Improved scheduling model for a multistage biopharmaceutical process in a multiproduct facility

This study critically evaluates deterministic and stochastic/evolutionary strategies for long-term scheduling of multiproduct facilities in batch and continuous biopharmaceutical manufacturing, as reported in existing literature using discrete-time and continuous-time models. It identifies key limitations in literature model/algorithm, including (i) real-time storage violation, (ii) real-time violation of shelf-life due to its calculation over a single event, (iii) minimum campaign length calculated over single events leading to suboptimal use of resources, and (iv) early product deliveries.
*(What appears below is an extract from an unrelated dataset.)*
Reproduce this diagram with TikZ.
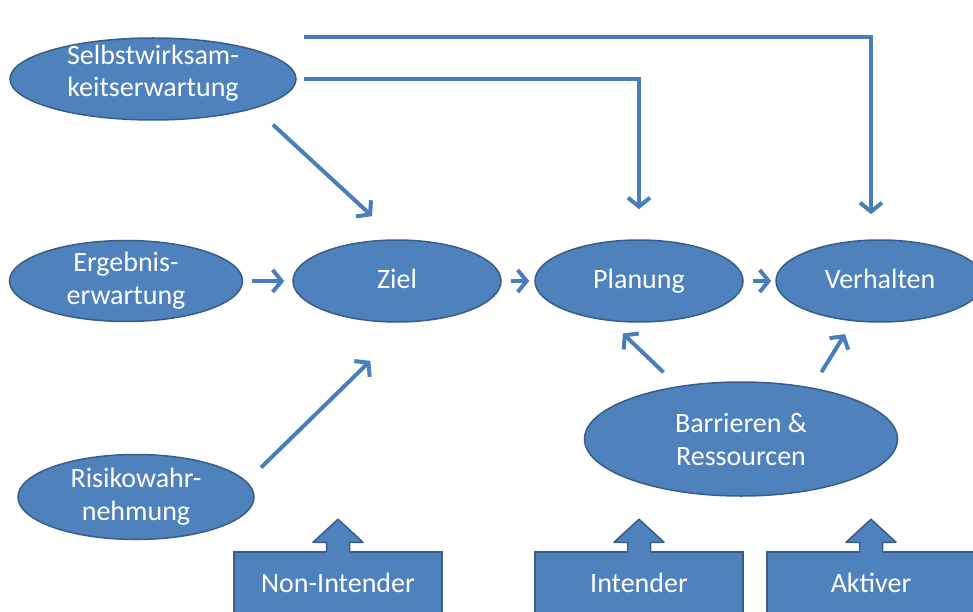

To overcome these limitations, a deterministic mathematical model is proposed extending the existing unit-specific event-based model(s) with additional features including (i) modified material balances, (ii) new minimum campaign length constraints captured over multiple events, (iii) new shelf-life constraints captured over multiple events, (iv) new setup constraints based on product sequencing, (v) updated tightening constraints, (vi) updated sales and penalty constraints for late deliveries, (vii) updated bounds, and (viii) updated objective function. These improved features lead to better modeling in terms of handling intermediate and final product storage without real-time violations of storage and shelf-life, handling of initial setup in production tasks, and timely delivery of final products. The proposed improved model yields up to 36 % increase in profit when applied on four literature examples.